CBRE’s Josh Rutman and Rory James, who are marketing the 780sqm land parcel at 1417 Burke Rd, say it offers a prime tenancy, with Beaurepaires’ tenancy stretching over more than 30 years, but will also be attractive to developers.

The Beaurepaires site in Kew East will be auctioned in late August.

The Beaurepaires site in Kew East will be auctioned in late August.

“With a longstanding tenure of over 30 years from a major national retailer, this property represents an exceptional retail investment opportunity in a high profile location,” Rutman says.

“The site’s central location at one of Melbourne’s busiest junctions has already attracted interest from land bankers and long-term developers, given its potential to be developed within the next five to 10 years,” James adds.

Beaurepaires is expected to significantly refurbish its building over the next 12 months. The property will be auctioned on-site on Friday, August 26.

Sydney: Darling St duo to test Balmain market

Agents are backing the emerging status of Balmain’s Darling St as one of Sydney’s most elite retail strips to deliver big returns on a pair of shops within the precinct.
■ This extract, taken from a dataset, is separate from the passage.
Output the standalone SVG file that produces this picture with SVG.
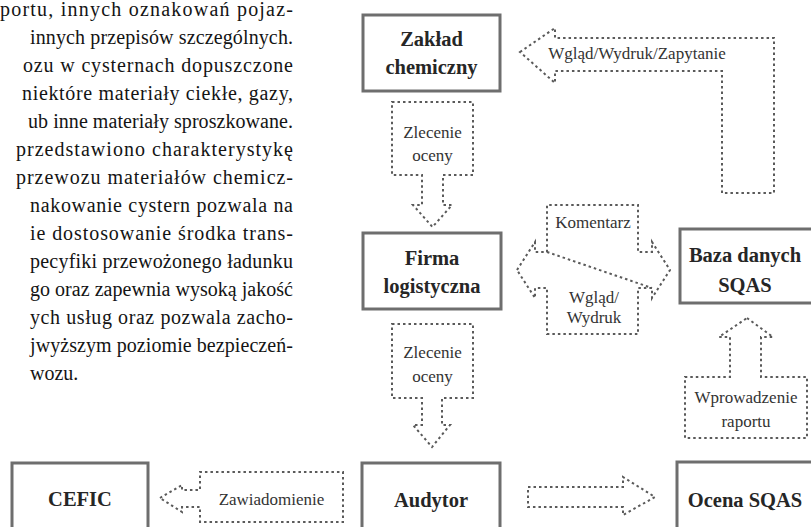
<svg xmlns="http://www.w3.org/2000/svg" width="811" height="527" viewBox="0 0 811 527">
<style>
.body{font-family:"Liberation Serif","Times New Roman",serif;font-size:20px;fill:#141414}
.node rect{fill:#fff;stroke:#6e6e6e;stroke-width:3}
.node text{font-family:"Liberation Serif","Times New Roman",serif;font-size:20.5px;font-weight:bold;fill:#262626;text-anchor:middle}
.conn{fill:none;stroke:#5a5a5a;stroke-width:2;stroke-dasharray:2.5 3}
.lbl{font-family:"Liberation Serif","Times New Roman",serif;font-size:17px;fill:#333;text-anchor:middle}
</style>
<rect width="811" height="527" fill="#fff"/>
<g id="body-text" class="body" lengthAdjust="spacing">
<text x="0" y="16" textLength="293" lengthAdjust="spacing">portu, innych oznakowań pojaz-</text>
<text x="30" y="44" textLength="263" lengthAdjust="spacing">innych przepisów szczególnych.</text>
<text x="23" y="72" textLength="270" lengthAdjust="spacing">ozu w cysternach dopuszczone</text>
<text x="22" y="100" textLength="271" lengthAdjust="spacing">niektóre materiały ciekłe, gazy,</text>
<text x="28" y="128" textLength="265" lengthAdjust="spacing">ub inne materiały sproszkowane.</text>
<text x="16" y="156" textLength="277" lengthAdjust="spacing">przedstawiono charakterystykę</text>
<text x="16" y="184" textLength="277" lengthAdjust="spacing">przewozu materiałów chemicz-</text>
<text x="30" y="212" textLength="263" lengthAdjust="spacing">nakowanie cystern pozwala na</text>
<text x="30" y="240" textLength="263" lengthAdjust="spacing">ie dostosowanie środka trans-</text>
<text x="30" y="268" textLength="263" lengthAdjust="spacing">pecyfiki przewożonego ładunku</text>
<text x="30" y="296" textLength="263" lengthAdjust="spacing">go oraz zapewnia wysoką jakość</text>
<text x="30" y="324" textLength="263" lengthAdjust="spacing">ych usług oraz pozwala zacho-</text>
<text x="30" y="352" textLength="263" lengthAdjust="spacing">jwyższym poziomie bezpieczeń-</text>
<text x="30" y="380">wozu.</text>
</g>
<g id="connectors">
<g id="c-wglad-zapytanie">
<polygon class="conn" points="520,52 555,28 555,38 774,38 774,193 722,193 722,71 555,71 555,83"/>
<text class="lbl" x="637" y="59">Wgląd/Wydruk/Zapytanie</text>
</g>
<g id="c-zlecenie-1">
<polygon class="conn" points="392,102 473,102 473,175 443,175 443,205 452,205 432.5,227 413,205 422,205 422,175 392,175"/>
<text class="lbl" x="432.5" y="138">Zlecenie</text>
<text class="lbl" x="432.5" y="161">oceny</text>
</g>
<g id="c-komentarz-wglad">
<polygon class="conn" points="517,270 535,242 535,252 547,252 547,205 638,205 638,252 652,252 652,242 670,270 652,298 652,288 638,288 638,334 547,334 547,288 535,288 535,298"/>
<line class="conn" x1="547" y1="252" x2="652" y2="288"/>
<text class="lbl" x="593" y="228">Komentarz</text>
<text class="lbl" x="594" y="303">Wgląd/</text>
<text class="lbl" x="594" y="323">Wydruk</text>
</g>
<g id="c-zlecenie-2">
<polygon class="conn" points="392,324 473,324 473,398 442,398 442,425 450,425 432,447 413,425 422,425 422,398 392,398"/>
<text class="lbl" x="432.5" y="358">Zlecenie</text>
<text class="lbl" x="432.5" y="382">oceny</text>
</g>
<g id="c-wprowadzenie">
<polygon class="conn" points="747,318 773,337 761,337 761,377 807,377 807,438 685,438 685,377 730,377 730,337 719,337"/>
<text class="lbl" x="746" y="403">Wprowadzenie</text>
<text class="lbl" x="746" y="427">raportu</text>
</g>
<g id="c-audytor-ocena">
<polygon class="conn" points="528,487 623,487 623,477 655,497 623,515 623,507 528,507"/>
</g>
<g id="c-zawiadomienie">
<polygon class="conn" points="160,498 182,485 182,490 200,490 200,472 343,472 343,522 200,522 200,507 182,507 182,512"/>
<text class="lbl" x="271.5" y="505">Zawiadomienie</text>
</g>
</g>
<g id="n-zaklad" class="node">
<rect x="363" y="15" width="137" height="76"/>
<text x="431.5" y="46">Zakład</text>
<text x="431.5" y="74">chemiczny</text>
</g>
<g id="n-firma" class="node">
<rect x="363" y="233" width="138" height="76"/>
<text x="432" y="265">Firma</text>
<text x="432" y="293">logistyczna</text>
</g>
<g id="n-baza" class="node">
<rect x="680" y="229" width="133" height="74"/>
<text x="745" y="262">Baza danych</text>
<text x="745" y="292">SQAS</text>
</g>
<g id="n-audytor" class="node">
<rect x="362" y="463" width="138" height="70"/>
<text x="431" y="507">Audytor</text>
</g>
<g id="n-ocena" class="node">
<rect x="677" y="462" width="136" height="70"/>
<text x="745" y="507">Ocena SQAS</text>
</g>
<g id="n-cefic" class="node">
<rect x="12" y="463" width="136" height="70"/>
<text x="80" y="506">CEFIC</text>
</g>
</svg>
The freehold titles at 359-361 Darling St are currently home to international fashion retailer Bassike and Japanese restaurant Mushiro, and their sale comes at a time when Balmain is “tremendous growth”, according to selling agent Miron Solomons, from Colliers International.

Two freehold titles at this popular Balmain corner are up for sale.

Two freehold titles at this popular Balmain corner are up for sale.

“Darling St, in the heart of Balmain, is on the edge of being Sydney’s best performing suburban retail strip,” Solomons says.

“There is strong renewed interest in the harbourside suburb, with support from a loyal population of 30-somethings young professionals who in recent years have helped the area become a Sydney hotspot for both residential and commercial property values.”

The two titles across the 335sqm block currently draw an annual income of $215,000, plus GST, and are currently in private ownership.

Melbourne: Owner-occupier pays $5.1 million for Cremorne warehouse

Inner-city Cremorne is continuing to prove popular as a Melbourne investment hotspot, with the sale of a warehouse rolling well beyond its reserve price.

Five bidders made a play for the property at 11-13 Cubitt St after a local investor put it on the market with vacant possession, with the fierce competition driving the price to $5.1 million.

The warehouse consists of a single-level building covering 624sqm, with a small office area and two roller doors.

The single-level warehouse in Cremorne sold for $5.1 million.

The single-level warehouse in Cremorne sold for $5.1 million.

Teska Carson’s Matthew Feld sold the property in conjunction with Lemon Baxter’s Paul O’Sullivan and Ned Kufic, and says Cremorne’s position, just 2km from the CBD, remains a significant drawcard.

“Properties in this area – right on Melbourne’s CBD fringe – are always going to attract some interest and this was no exception,” Feld says

“We had numerous enquiries from owner-occupiers, developers and investors, including self-managed super funds, and so it was no surprise that the auction drew such a great crowd and very competitive bidding process.”

Victoria: Timing right for Wimmera silo sale

A significant grain-handling facility in Victoria’s West Wimmera region is being put to market as the industry braces for a bumper cropping year.

Located at Charam the 28.31ha facility, owned by the Holland family and Emerald Grain,  is the go-to property for around 80 growers in the areas between Naracoorte, Casterton, Hamilton and Horsham.

The facility features a total storage capacity of 90,000 tonnes, courtesy of its 16 silos, two substantial grain sheds, a smaller grain shed and two grain bunkers with expansion capabilities.

The grain facility at Charam in regional Victoria.

The grain facility at Charam in regional Victoria.

CBRE’s Phil Schell is managing the expressions of interest campaign, which is expected to see action from both local and offshore groups.

“A syndicate of farmers could look to acquire the property or it might be purchased by an investor with a view to striking a leasehold arrangement with growers or commodity traders,” Schell says.

“We also expect to field interest from corporate players within the grains industry.”